What parts of the site do people find valuable?

Sure, we think we know which features and content are the most useful, but real people will always surprise us. When we remove our own biases towards what's meaningful and see where people are choosing to spend their time, we can learn more about what people actually need.

How do people move through our site?

Is article recirculation working? How about cross-posts and back-links? Is a certain section of your product always sending people scrambling for the documentation? Is there a hidden gem that is getting lost in the shuffle? The web is a dynamic, non-linear medium, and it can make a difference how people are engaging with what's there.

Where do people leave?

Bounce rates can tell us a lot about what people are looking for, and whether we've managed to keep their attention. The places – which pages, and which sections of pages — where we lose our audience can give us valuable hints into what we should try next.

What's driving the outcomes we care about?

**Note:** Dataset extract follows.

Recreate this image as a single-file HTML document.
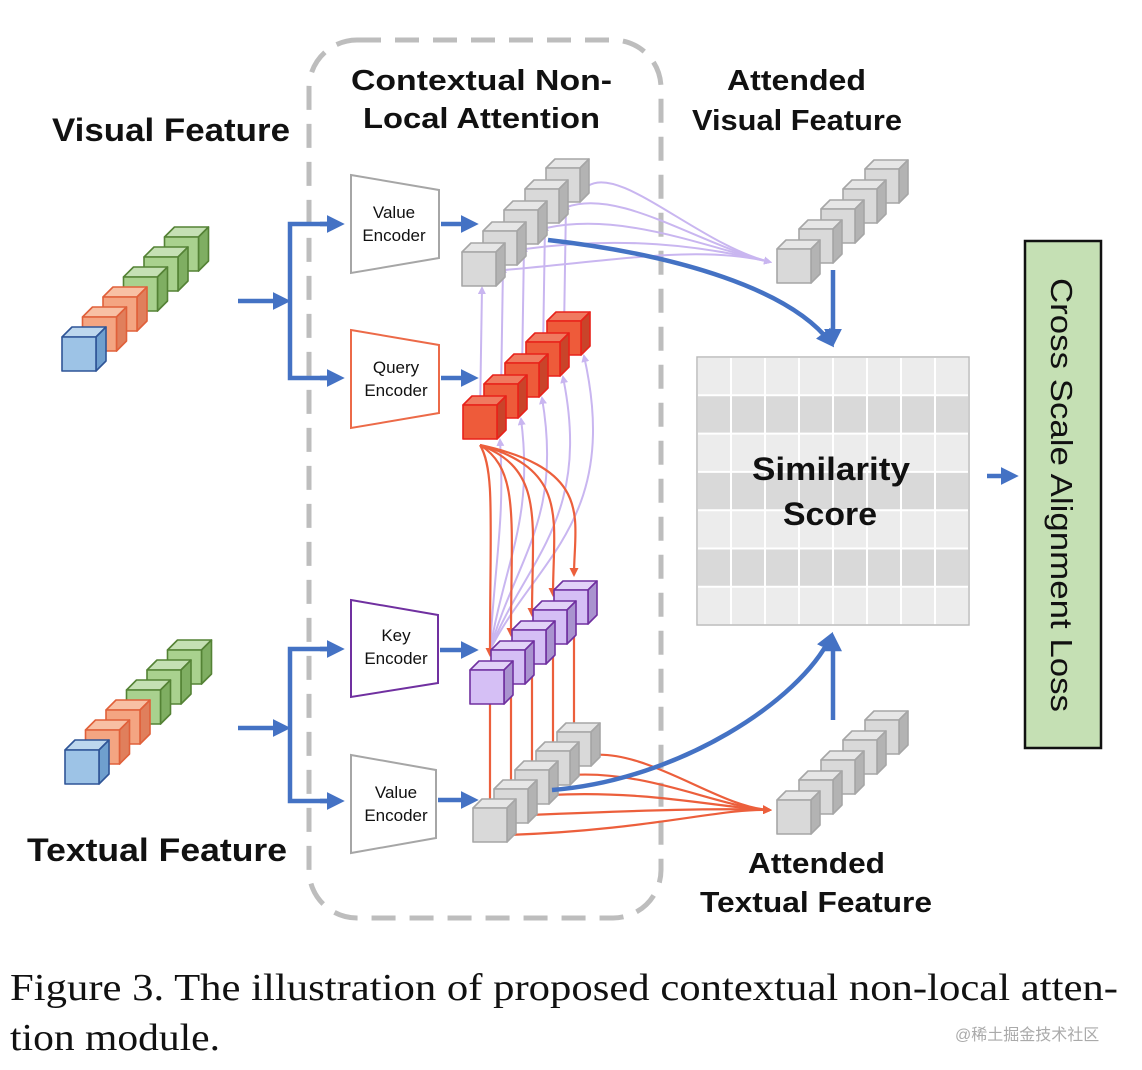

At the end the day, we have results we care about. How can we know that what we did helped achieve our results?

What People Want

As a person on the internet, we want some very different things. Above all else, we want to be treated with dignity and respect — not to have out attention and habits treated as commodities sold to the highest bidder.

Do not track any personally identifying information about me.

Connecting on-line behaviors and actions to individual human beings is not only an invasion of privacy, but can result in meaningful harm for those human beings.

Do not track me across domains.

Connecting individuals patterns from Site A to Site B can result in creating a personally identifying profile of someone, as well as create significantly higher risk profiles in mishandling data. Cross-domain tracking increases risks dramatically, with usually little benefit beyond selling ads.

Do not release my data to a third party.

Having our visits to a given website counted is usually seen as benign, and we tend not to mind. But as soon as that information becomes valuable enough to sell, the data collectors cross a line.

Do not use my data for ads.

Similar to third part data, people are tired of being grist for the mill of unending surveillance capitalism.

Tell me what's being collected.

People want to know what you know about them, and being transparent with them is a way to build trust and remain on the right side of ethical frameworks.

Allow me to opt out.

A big part of treating people with dignity is respecting them when they say no. Making it as easy as possible for people to opt out of tracking, and have any data regarding them deleting without fuss, is essential.

Finding The Solution

None of these interests, those of the website or those of the people, need to be in conflict. It’s perfectly possible to create an internet that lets websites understand themselves that treats people ethically, with dignity and respect.

Data Privacy Laws

To the ends of the protecting their citizens, a number of countries and states have created data privacy laws that regulate how companies can collect data on their citizens. The two big ones are the General Data Protection Regulation Act and the California Consumer Privacy Act

GDPR

The GDPR was passed by the European Union to protect users data, privacy, and create transparency around data collection practices. It requires that people be able to understand what data is being collected, adjust or delete that data, and limits the legal basis under which websites may collect that data. The GDPR is a good tool for understanding legal and ethical obligations around consent.

CCPA

The CCPA has a lot of the same provisions as the GDPR, especially when it comes to transparency and the right to opt out. It also focuses on reselling of data, anti-bias and non-discrimination, and additional protections for minors. The CCPA is a good starting point for thinking about ethical considerations around collecting data from vulnerable and minoritized groups.

Other Privacy Laws

Other privacy laws includes the DPA in France (users must provide free, informed, specific and unequivocal consent), PIPEDA in Canada (website and app operators get “express consent” for the installation of certain “computer programs”), and the APP in Australia (An APP entity must not collect sensitive information about an individual [with exceptions]).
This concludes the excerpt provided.